Overall, BBCP’s diversified end-market exposure and operational discipline enabled solid performance in a mixed macro environment, but margin headwinds and construction market uncertainty remain key watchpoints for the remainder of the year.

Executive Commentary

"Demand from large-scale data center projects has remained strong across several of our core geographies, and continues to be a meaningful driver of growth for the business."

Bruce Young, CEO

"We believe our share buyback plan demonstrates both our commitment to delivering enhanced shareholder value and our confidence in our long-term strategic growth plan."

Ian Humphreys, CFO

Strategic Positioning

1. Commercial and Infrastructure Mix Shift

BBCP’s pivot toward large-scale commercial projects, especially data centers and chip plants, is yielding tangible results. These projects benefit from the company’s scale and fleet depth, allowing it to capture complex, high-volume work that smaller competitors cannot service.

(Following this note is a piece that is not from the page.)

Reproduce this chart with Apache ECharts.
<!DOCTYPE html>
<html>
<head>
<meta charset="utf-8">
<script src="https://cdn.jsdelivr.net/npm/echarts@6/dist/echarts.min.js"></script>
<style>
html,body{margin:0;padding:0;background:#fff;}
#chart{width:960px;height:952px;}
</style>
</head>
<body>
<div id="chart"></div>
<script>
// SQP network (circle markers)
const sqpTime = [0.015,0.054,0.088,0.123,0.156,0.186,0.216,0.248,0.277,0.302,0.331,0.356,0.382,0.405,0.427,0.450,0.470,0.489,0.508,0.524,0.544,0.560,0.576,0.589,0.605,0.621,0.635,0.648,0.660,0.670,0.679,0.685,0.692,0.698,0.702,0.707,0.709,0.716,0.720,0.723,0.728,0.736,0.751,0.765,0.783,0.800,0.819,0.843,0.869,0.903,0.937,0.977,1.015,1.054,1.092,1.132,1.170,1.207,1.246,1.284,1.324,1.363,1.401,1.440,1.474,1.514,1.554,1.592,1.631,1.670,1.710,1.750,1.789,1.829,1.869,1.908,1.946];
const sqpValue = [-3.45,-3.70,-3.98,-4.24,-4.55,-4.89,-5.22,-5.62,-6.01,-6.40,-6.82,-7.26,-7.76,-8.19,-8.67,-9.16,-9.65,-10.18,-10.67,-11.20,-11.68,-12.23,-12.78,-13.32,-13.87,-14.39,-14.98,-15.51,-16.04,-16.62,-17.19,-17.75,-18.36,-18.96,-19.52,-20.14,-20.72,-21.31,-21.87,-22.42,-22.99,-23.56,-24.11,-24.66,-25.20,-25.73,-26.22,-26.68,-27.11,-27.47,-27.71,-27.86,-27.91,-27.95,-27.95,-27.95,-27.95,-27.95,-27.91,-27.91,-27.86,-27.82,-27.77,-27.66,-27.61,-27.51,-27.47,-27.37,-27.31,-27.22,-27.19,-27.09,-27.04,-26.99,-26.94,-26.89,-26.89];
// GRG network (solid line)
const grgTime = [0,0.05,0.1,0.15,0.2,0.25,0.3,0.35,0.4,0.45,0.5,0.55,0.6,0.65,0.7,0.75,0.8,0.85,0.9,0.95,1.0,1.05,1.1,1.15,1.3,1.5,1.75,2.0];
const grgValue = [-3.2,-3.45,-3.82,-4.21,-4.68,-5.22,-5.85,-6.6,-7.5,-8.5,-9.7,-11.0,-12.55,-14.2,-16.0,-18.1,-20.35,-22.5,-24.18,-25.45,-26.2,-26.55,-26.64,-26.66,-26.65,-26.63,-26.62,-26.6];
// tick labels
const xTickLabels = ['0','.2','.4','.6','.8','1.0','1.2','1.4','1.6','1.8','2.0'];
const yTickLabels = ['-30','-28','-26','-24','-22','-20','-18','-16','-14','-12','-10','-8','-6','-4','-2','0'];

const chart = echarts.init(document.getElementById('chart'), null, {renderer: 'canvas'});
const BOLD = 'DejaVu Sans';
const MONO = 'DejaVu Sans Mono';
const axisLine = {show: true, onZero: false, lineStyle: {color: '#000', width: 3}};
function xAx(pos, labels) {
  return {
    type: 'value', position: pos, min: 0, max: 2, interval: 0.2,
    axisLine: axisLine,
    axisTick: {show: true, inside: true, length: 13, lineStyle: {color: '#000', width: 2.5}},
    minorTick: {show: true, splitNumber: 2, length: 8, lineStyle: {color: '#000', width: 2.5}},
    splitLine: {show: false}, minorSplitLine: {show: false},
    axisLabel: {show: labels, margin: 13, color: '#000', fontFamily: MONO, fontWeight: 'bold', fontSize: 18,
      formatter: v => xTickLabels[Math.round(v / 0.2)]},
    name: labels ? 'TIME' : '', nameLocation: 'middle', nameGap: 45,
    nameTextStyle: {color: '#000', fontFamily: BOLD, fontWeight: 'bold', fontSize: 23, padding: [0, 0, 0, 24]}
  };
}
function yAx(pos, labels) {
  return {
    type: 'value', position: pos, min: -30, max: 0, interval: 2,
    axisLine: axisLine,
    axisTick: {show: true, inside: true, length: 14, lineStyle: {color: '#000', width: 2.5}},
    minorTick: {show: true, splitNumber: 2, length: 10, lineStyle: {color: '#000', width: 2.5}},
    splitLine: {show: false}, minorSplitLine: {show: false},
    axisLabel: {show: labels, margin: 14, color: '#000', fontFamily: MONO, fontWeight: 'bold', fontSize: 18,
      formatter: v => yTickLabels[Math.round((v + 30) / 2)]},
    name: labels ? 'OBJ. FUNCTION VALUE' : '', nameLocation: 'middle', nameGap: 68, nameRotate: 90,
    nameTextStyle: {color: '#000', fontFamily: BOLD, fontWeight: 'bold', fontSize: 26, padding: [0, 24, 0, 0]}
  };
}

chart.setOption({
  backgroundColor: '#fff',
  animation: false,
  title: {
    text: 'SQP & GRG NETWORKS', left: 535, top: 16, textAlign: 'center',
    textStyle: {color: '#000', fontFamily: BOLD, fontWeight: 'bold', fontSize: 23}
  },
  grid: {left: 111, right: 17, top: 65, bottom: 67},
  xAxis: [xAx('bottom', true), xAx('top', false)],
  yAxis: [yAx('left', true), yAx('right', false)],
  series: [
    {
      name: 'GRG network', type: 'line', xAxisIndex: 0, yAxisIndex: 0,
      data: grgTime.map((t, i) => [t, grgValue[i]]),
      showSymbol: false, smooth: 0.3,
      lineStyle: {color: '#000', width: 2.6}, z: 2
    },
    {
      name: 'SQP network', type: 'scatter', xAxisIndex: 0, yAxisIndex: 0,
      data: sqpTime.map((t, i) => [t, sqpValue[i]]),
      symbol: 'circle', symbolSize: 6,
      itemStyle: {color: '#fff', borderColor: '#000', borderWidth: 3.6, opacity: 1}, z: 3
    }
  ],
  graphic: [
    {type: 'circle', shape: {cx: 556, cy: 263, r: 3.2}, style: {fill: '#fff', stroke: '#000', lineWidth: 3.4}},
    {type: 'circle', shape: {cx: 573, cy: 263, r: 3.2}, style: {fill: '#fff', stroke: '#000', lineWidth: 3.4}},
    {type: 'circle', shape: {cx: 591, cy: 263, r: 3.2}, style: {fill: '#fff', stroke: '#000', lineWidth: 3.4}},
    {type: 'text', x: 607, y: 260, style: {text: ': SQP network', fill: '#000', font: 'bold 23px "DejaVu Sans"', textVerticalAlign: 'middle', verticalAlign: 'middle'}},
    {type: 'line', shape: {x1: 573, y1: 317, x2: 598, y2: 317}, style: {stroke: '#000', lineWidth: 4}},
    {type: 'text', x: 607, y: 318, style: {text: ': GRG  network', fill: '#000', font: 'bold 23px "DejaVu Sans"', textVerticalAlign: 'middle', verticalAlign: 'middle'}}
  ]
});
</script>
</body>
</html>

Infrastructure activity, supported by legacy federal funding, is also providing a buffer against cyclical softness elsewhere.

2. Residential and Light Commercial Drag

Residential construction remains a drag, with affordability and elevated rates suppressing homebuilding volumes. Light commercial also lags due to developer caution in a high-rate environment. Management continues to express long-term optimism, but near-term headwinds are expected to persist.

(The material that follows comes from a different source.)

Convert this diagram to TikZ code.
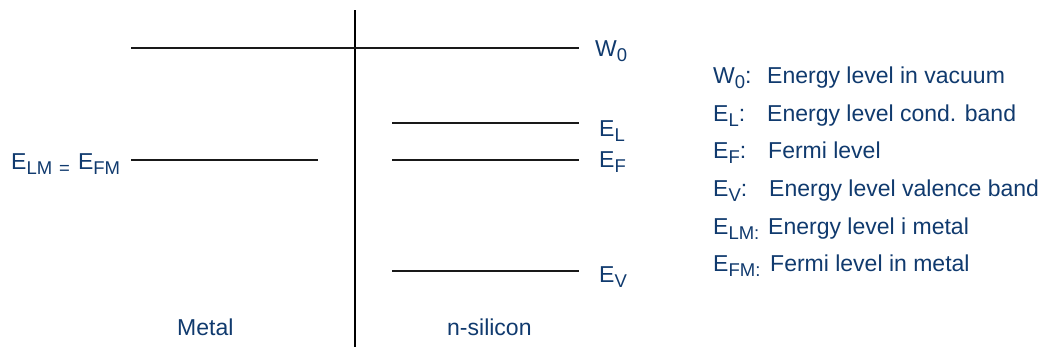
\documentclass[tikz,border=0pt]{standalone}
\usepackage{fontspec}
\setmainfont{Liberation Sans}
\definecolor{txt}{RGB}{16,58,110}
\newcommand\sbs[1]{\raisebox{-5.5pt}{\fontsize{18.5}{18.5}\selectfont #1}}
\begin{document}
\begin{tikzpicture}[x=1pt,y=-1pt,
  lbl/.style={text=txt, font=\fontsize{23}{27}\selectfont, inner sep=0pt, anchor=base west},
  level/.style={line width=1.6pt, draw=black!90},
  wall/.style={line width=2.8pt, draw=black}]
\useasboundingbox (0,0) rectangle (1051,351);
% coordinates
\coordinate (vt) at (355,10);
\coordinate (vb) at (355,347);
\coordinate (w0a) at (131,48);  \coordinate (w0b) at (579,48);
\coordinate (ma) at (131,160);  \coordinate (mb) at (318,160);
\coordinate (ela) at (392,123); \coordinate (elb) at (579,123);
\coordinate (efa) at (392,160); \coordinate (efb) at (579,160);
\coordinate (eva) at (392,271); \coordinate (evb) at (579,271);
\draw[wall] (vt) -- (vb);
\draw[level] (w0a) -- (w0b);
\draw[level] (ma) -- (mb);
\draw[level] (ela) -- (elb);
\draw[level] (efa) -- (efb);
\draw[level] (eva) -- (evb);
% level labels
\node[lbl] (lw0) at (595,56) {W\sbs{0}};
\node[lbl] (lel) at (599,136) {E\sbs{L}};
\node[lbl] (lef) at (599,167) {E\sbs{F}};
\node[lbl] (lev) at (599,282) {E\sbs{V}};
\node[lbl] (lm) at (11,169) {E\sbs{LM\hspace{7pt}=\hspace{8pt}}E\sbs{FM}};
% region labels
\node[lbl] (metal) at (177,335) {Metal};
\node[lbl] (nsi) at (447,335) {n-silicon};
% legend
\node[lbl] (k1) at (713,83)  {W\sbs{0}:};
\node[lbl] (d1) at (767,83)  {Energy level in vacuum};
\node[lbl] (k2) at (713,121) {E\sbs{L}:};
\node[lbl] (d2) at (767,121) {Energy level cond. band};
\node[lbl] (k3) at (713,158) {E\sbs{F}:};
\node[lbl] (d3) at (768,158) {Fermi level};
\node[lbl] (k4) at (713,196) {E\sbs{V}:};
\node[lbl] (d4) at (769,196) {Energy level valence band};
\node[lbl] (k5) at (713,234) {E\sbs{LM:}};
\node[lbl] (d5) at (768,234) {Energy level i metal};
\node[lbl] (k6) at (713,271) {E\sbs{FM:}};
\node[lbl] (d6) at (770,271) {Fermi level in metal};
\end{tikzpicture}
\end{document}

3. Ecōpan Resilience and Scalability

Ecōpan, concrete waste management, continues to demonstrate both volume and pricing power, underscoring its value as a cycle-resistant growth engine. The segment’s ability to scale and deliver operating leverage positions it as a key pillar of BBCP’s platform.

4. Fleet Investment and Regulatory Readiness

BBCP is proactively accelerating fleet investment ahead of 2027 NOx emissions standards, with $22 million in capex pulled forward to 2026. This move ensures access to high-horsepower, reliable trucks before new regulations restrict supply, positioning the company to meet future demand surges in data centers and infrastructure.

5. Capital Allocation Discipline

Ongoing share repurchases and a strong liquidity position reflect management’s commitment to shareholder value and readiness to deploy capital for organic growth, M&A, or further buybacks as opportunities arise.

Key Considerations

BBCP’s Q1 2026 results highlight the importance of end-market diversification and operational agility as the company navigates a complex construction landscape. Investors should weigh the following:

Key Considerations:

  • Data Center Momentum: Unanticipated strength in tech infrastructure is offsetting cyclical construction headwinds and could provide further upside if trends persist.
  • Margin Compression from Cost Inflation: Higher insurance and maintenance expenses signal ongoing margin risk, even as pricing initiatives help offset some pressure.
  • Residential Market Weakness: Persistent softness in homebuilding remains a drag, with no near-term recovery expected under current interest rate conditions.
  • Capex Timing and Fleet Modernization: Timely delivery and integration of new trucks before regulatory changes is critical to maintaining competitive advantage and servicing large-scale projects.
  • Capital Return Flexibility: Continued share buybacks and a robust liquidity cushion provide downside protection and optionality for future growth investments.

Risks

BBCP faces ongoing risks from construction market cyclicality, especially if commercial or infrastructure activity softens unexpectedly. Regulatory changes in truck emissions could disrupt fleet planning and increase capex requirements, while energy cost volatility poses a margin risk if fuel prices remain elevated despite surcharge mechanisms. Execution on accelerated fleet investments and the ability to recoup cost inflation through pricing will be key to maintaining profitability.

Forward Outlook

For Q2 2026, BBCP guided to:

  • Continued strength in commercial and infrastructure driven by data center and public project demand.
  • Persistent residential and light commercial softness, with no meaningful recovery assumed in guidance.

For full-year 2026, management maintained guidance:

  • Revenue of $390 to $410 million
  • Adjusted EBITDA of $90 to $100 million
  • Free cash flow of at least $40 million (excluding accelerated capex)

Management highlighted several factors that could influence results:

  • Potential upside from unexpected data center or infrastructure demand
  • Fuel cost volatility and the effectiveness of surcharge pass-throughs

Takeaways

BBCP’s Q1 2026 results reinforce the value of a diversified, cycle-resistant operating model, but margin headwinds and market uncertainty remain. Strategic fleet investment and disciplined capital allocation will be critical levers as the company positions for both near-term resilience and long-term growth.

  • Data Center and Infrastructure Tailwinds: These segments are compensating for persistent residential drag, but their durability through the year will be pivotal.
  • Margin Management Remains a Challenge: Cost inflation highlights the need for ongoing pricing discipline and operational efficiency.
  • Watch for Fleet Execution and Regulatory Impact: Timely fleet upgrades and regulatory compliance will shape BBCP’s competitive positioning as construction cycles evolve.

Conclusion

BBCP’s start to 2026 demonstrates the company’s ability to capitalize on high-growth end markets while navigating sector headwinds and cost inflation. Continued focus on strategic investment, pricing discipline, and capital allocation should support shareholder value as the company adapts to evolving market and regulatory dynamics.

Industry Read-Through

BBCP’s results highlight a broader construction industry trend: Large-scale data infrastructure and public projects are providing growth pockets even as traditional residential and light commercial remain subdued. Fleet modernization and regulatory readiness are emerging as differentiators for specialty contractors, with emissions regulations set to impact capital planning across the sector. Margin risk from insurance, maintenance, and energy costs is likely to persist industry-wide, underscoring the importance of pricing power and operational scale for all construction and industrial service providers.